> What is asked
Quote every line of the data below as it stands, omitting pictures.

> Given information
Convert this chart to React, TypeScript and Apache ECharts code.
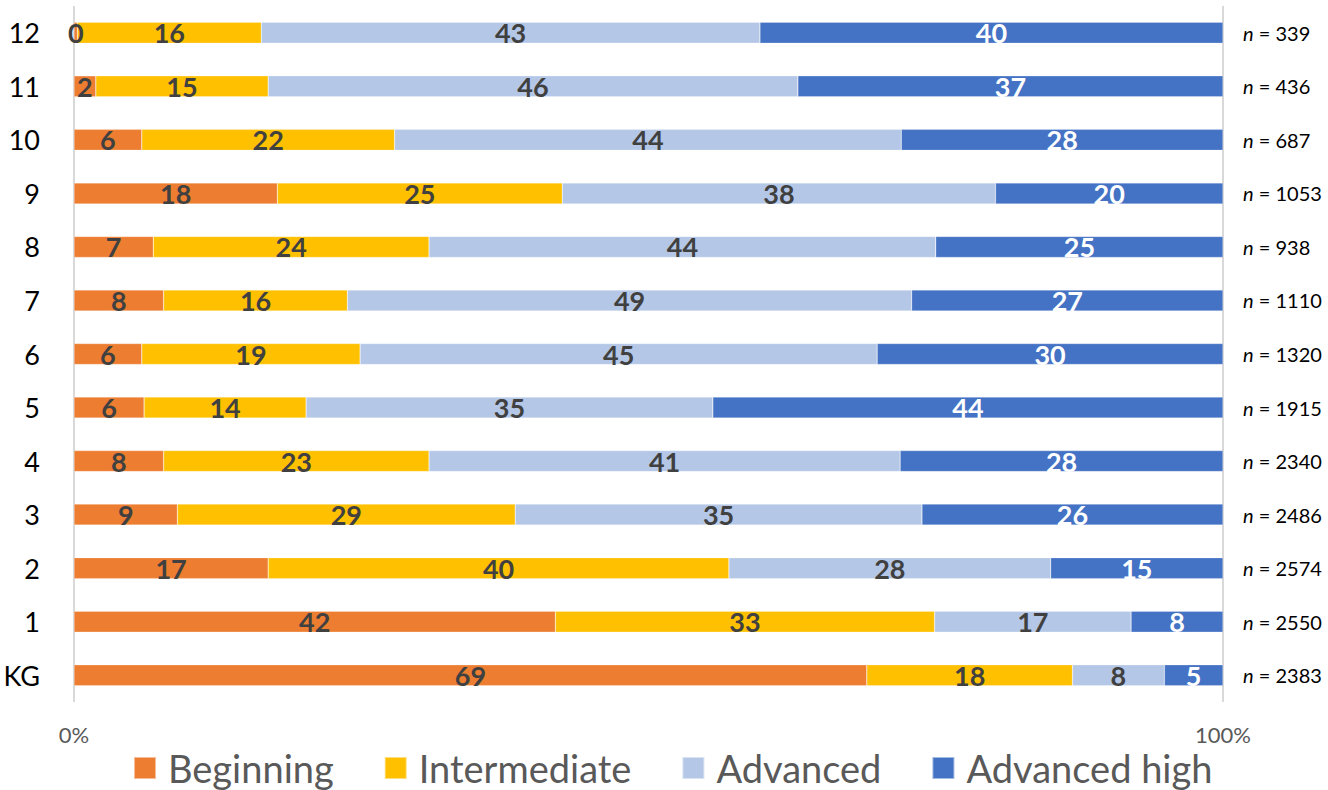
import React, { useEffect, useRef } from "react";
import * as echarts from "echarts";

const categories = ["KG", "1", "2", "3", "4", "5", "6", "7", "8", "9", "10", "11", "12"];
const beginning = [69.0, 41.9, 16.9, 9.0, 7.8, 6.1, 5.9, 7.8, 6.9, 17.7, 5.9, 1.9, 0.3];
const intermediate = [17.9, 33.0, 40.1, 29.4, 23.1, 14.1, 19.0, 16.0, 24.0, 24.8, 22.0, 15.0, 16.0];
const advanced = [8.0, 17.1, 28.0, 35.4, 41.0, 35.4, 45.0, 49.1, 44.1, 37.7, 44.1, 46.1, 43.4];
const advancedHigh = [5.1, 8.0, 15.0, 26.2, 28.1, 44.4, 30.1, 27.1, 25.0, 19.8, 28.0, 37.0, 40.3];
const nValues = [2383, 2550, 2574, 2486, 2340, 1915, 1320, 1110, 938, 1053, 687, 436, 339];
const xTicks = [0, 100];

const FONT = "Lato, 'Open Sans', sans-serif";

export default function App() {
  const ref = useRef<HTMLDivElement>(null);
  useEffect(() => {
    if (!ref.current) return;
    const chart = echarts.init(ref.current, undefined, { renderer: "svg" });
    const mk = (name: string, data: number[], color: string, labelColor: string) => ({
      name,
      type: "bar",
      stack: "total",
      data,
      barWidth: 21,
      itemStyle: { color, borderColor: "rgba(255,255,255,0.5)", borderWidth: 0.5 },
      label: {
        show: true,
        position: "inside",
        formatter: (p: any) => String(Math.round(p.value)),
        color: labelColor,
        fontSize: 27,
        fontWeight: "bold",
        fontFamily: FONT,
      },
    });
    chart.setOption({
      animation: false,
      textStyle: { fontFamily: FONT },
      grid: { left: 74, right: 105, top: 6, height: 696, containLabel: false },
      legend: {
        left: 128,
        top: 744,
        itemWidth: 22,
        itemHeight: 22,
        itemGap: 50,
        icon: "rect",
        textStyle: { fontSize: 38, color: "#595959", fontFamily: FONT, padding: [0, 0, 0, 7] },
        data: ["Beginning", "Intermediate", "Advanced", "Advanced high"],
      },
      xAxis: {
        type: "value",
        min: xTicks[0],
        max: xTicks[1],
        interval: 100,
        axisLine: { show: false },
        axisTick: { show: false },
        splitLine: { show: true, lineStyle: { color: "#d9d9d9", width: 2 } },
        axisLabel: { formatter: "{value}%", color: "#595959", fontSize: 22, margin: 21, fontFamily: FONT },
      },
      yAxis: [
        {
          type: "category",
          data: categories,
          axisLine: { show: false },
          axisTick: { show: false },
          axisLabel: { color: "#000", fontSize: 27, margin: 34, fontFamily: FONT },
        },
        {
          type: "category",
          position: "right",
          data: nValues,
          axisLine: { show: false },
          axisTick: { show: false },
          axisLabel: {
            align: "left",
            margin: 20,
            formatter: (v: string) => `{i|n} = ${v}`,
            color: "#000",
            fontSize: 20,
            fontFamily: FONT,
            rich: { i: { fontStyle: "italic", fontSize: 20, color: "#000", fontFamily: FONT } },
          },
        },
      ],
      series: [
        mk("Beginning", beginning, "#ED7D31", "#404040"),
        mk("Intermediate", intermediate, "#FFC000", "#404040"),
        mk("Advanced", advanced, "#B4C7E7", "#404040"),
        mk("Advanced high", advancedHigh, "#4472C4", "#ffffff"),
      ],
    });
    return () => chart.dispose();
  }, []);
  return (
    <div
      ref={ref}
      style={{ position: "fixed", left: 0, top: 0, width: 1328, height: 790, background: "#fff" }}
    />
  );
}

> Final answer
Convert this chart to React, TypeScript and Apache ECharts code.
import React, { useEffect, useRef } from "react";
import * as echarts from "echarts";

const categories = ["KG", "1", "2", "3", "4", "5", "6", "7", "8", "9", "10", "11", "12"];
const beginning = [69.0, 41.9, 16.9, 9.0, 7.8, 6.1, 5.9, 7.8, 6.9, 17.7, 5.9, 1.9, 0.3];
const intermediate = [17.9, 33.0, 40.1, 29.4, 23.1, 14.1, 19.0, 16.0, 24.0, 24.8, 22.0, 15.0, 16.0];
const advanced = [8.0, 17.1, 28.0, 35.4, 41.0, 35.4, 45.0, 49.1, 44.1, 37.7, 44.1, 46.1, 43.4];
const advancedHigh = [5.1, 8.0, 15.0, 26.2, 28.1, 44.4, 30.1, 27.1, 25.0, 19.8, 28.0, 37.0, 40.3];
const nValues = [2383, 2550, 2574, 2486, 2340, 1915, 1320, 1110, 938, 1053, 687, 436, 339];
const xTicks = [0, 100];

const FONT = "Lato, 'Open Sans', sans-serif";

export default function App() {
  const ref = useRef<HTMLDivElement>(null);
  useEffect(() => {
    if (!ref.current) return;
    const chart = echarts.init(ref.current, undefined, { renderer: "svg" });
    const mk = (name: string, data: number[], color: string, labelColor: string) => ({
      name,
      type: "bar",
      stack: "total",
      data,
      barWidth: 21,
      itemStyle: { color, borderColor: "rgba(255,255,255,0.5)", borderWidth: 0.5 },
      label: {
        show: true,
        position: "inside",
        formatter: (p: any) => String(Math.round(p.value)),
        color: labelColor,
        fontSize: 27,
        fontWeight: "bold",
        fontFamily: FONT,
      },
    });
    chart.setOption({
      animation: false,
      textStyle: { fontFamily: FONT },
      grid: { left: 74, right: 105, top: 6, height: 696, containLabel: false },
      legend: {
        left: 128,
        top: 744,
        itemWidth: 22,
        itemHeight: 22,
        itemGap: 50,
        icon: "rect",
        textStyle: { fontSize: 38, color: "#595959", fontFamily: FONT, padding: [0, 0, 0, 7] },
        data: ["Beginning", "Intermediate", "Advanced", "Advanced high"],
      },
      xAxis: {
        type: "value",
        min: xTicks[0],
        max: xTicks[1],
        interval: 100,
        axisLine: { show: false },
        axisTick: { show: false },
        splitLine: { show: true, lineStyle: { color: "#d9d9d9", width: 2 } },
        axisLabel: { formatter: "{value}%", color: "#595959", fontSize: 22, margin: 21, fontFamily: FONT },
      },
      yAxis: [
        {
          type: "category",
          data: categories,
          axisLine: { show: false },
          axisTick: { show: false },
          axisLabel: { color: "#000", fontSize: 27, margin: 34, fontFamily: FONT },
        },
        {
          type: "category",
          position: "right",
          data: nValues,
          axisLine: { show: false },
          axisTick: { show: false },
          axisLabel: {
            align: "left",
            margin: 20,
            formatter: (v: string) => `{i|n} = ${v}`,
            color: "#000",
            fontSize: 20,
            fontFamily: FONT,
            rich: { i: { fontStyle: "italic", fontSize: 20, color: "#000", fontFamily: FONT } },
          },
        },
      ],
      series: [
        mk("Beginning", beginning, "#ED7D31", "#404040"),
        mk("Intermediate", intermediate, "#FFC000", "#404040"),
        mk("Advanced", advanced, "#B4C7E7", "#404040"),
        mk("Advanced high", advancedHigh, "#4472C4", "#ffffff"),
      ],
    });
    return () => chart.dispose();
  }, []);
  return (
    <div
      ref={ref}
      style={{ position: "fixed", left: 0, top: 0, width: 1328, height: 790, background: "#fff" }}
    />
  );
}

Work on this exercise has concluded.